His novel The Remains of the Day follows an English butler looking back on a life defined by duty, offering a moving meditation on loyalty, missed chances, and regret.
If you appreciate Rose Tremain's emotional intelligence and gift for intimate storytelling, Maggie O'Farrell is a natural next read. Her novels explore love, family, grief, and identity with warmth and remarkable sensitivity.
She excels at uncovering the hidden emotional currents beneath ordinary lives, giving even quiet moments real intensity.
Hamnet, one of her most admired novels, is a vivid and heartbreaking portrayal of grief and family life, imagining Shakespeare's household through the perspective of his wife and children.
Peter Carey brings imagination, wit, and narrative energy to historical fiction. As Tremain does, he treats the past not as distant background but as a living world shaped by flawed, vivid, and often surprising people.
His novel, Oscar and Lucinda, follows two eccentric gamblers through Victorian society in a story that blends obsession, faith, romance, and chance. The tone is playful yet serious, making Carey an especially rewarding pick for fans of Tremain.
Colm Tóibín writes with elegance, restraint, and emotional precision. His fiction often lingers on identity, exile, memory, and the quiet turning points that alter a life.
Readers who admire Tremain's sensitivity may be especially taken with Brooklyn, a subtle and affecting novel about emigration, homesickness, and self-discovery in the life of a young Irish woman in 1950s America.
Barry Unsworth writes layered historical fiction filled with moral tension and psychological depth. Like Tremain, he uses the past to examine enduring questions about power, conscience, and human nature.
Sacred Hunger, centered on an ill-fated slave ship and the lives bound up with it, is both gripping and deeply thought-provoking, combining suspense with a powerful critique of injustice.
A.S. Byatt creates intellectually rich, imaginative fiction about art, literature, history, and desire. Her work shares with Tremain a delight in detail, a seriousness about ideas, and a fascination with the inner lives of her characters.
Readers interested in passion, creativity, and layered historical storytelling may especially enjoy her prize-winning novel, Possession, which weaves romance, literary scholarship, and mystery into an intricate and rewarding whole.
If Rose Tremain's historical settings and emotional subtlety appeal to you, Sebastian Faulks is another strong choice. His novels often place intimate personal stories against the backdrop of major historical upheaval.
His book Birdsong is a standout example, offering a powerful portrayal of love, trauma, and endurance during World War I.
Caryl Phillips may appeal to Tremain readers who are especially interested in questions of identity, belonging, and displacement. His fiction often engages with migration, race, and historical memory in ways that are both compassionate and intellectually searching.

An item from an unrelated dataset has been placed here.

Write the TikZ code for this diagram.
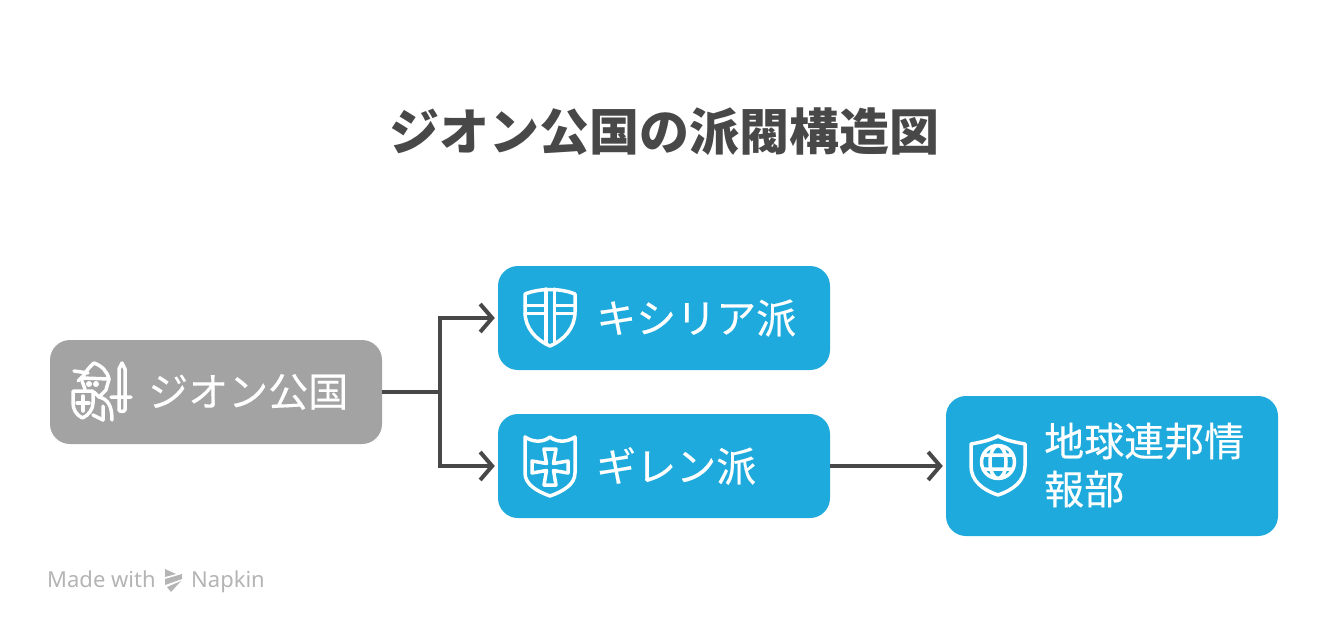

Try Crossing the River, a moving and beautifully structured novel about lives shaped by slavery, exile, and the long aftermath of loss.
Fans of Rose Tremain's nuanced, character-driven storytelling may also enjoy Geraldine Brooks. Her historical fiction is intelligent, accessible, and grounded in the moral and emotional complexities of ordinary people.
Her novel, Year of Wonders, set during a plague outbreak in a small village, offers a compelling look at courage, fear, faith, and empathy under extreme pressure.
If you're seeking ambitious historical fiction with depth, atmosphere, and intricate characterization, Eleanor Catton is well worth trying. Her novels combine big ideas with strong narrative drive and vividly drawn settings.
Her celebrated novel, The Luminaries, explores mystery, greed, fate, and ambition during New Zealand's gold rush, creating a rich and absorbing reading experience.
Readers who value Tremain's interest in historical change and personal journeys may find much to love in Andrea Levy. She writes with clarity, warmth, and insight about race, immigration, and belonging.
Her acclaimed novel, Small Island, set in post-war Britain, is a moving and memorable exploration of migration, identity, and the reshaping of a nation.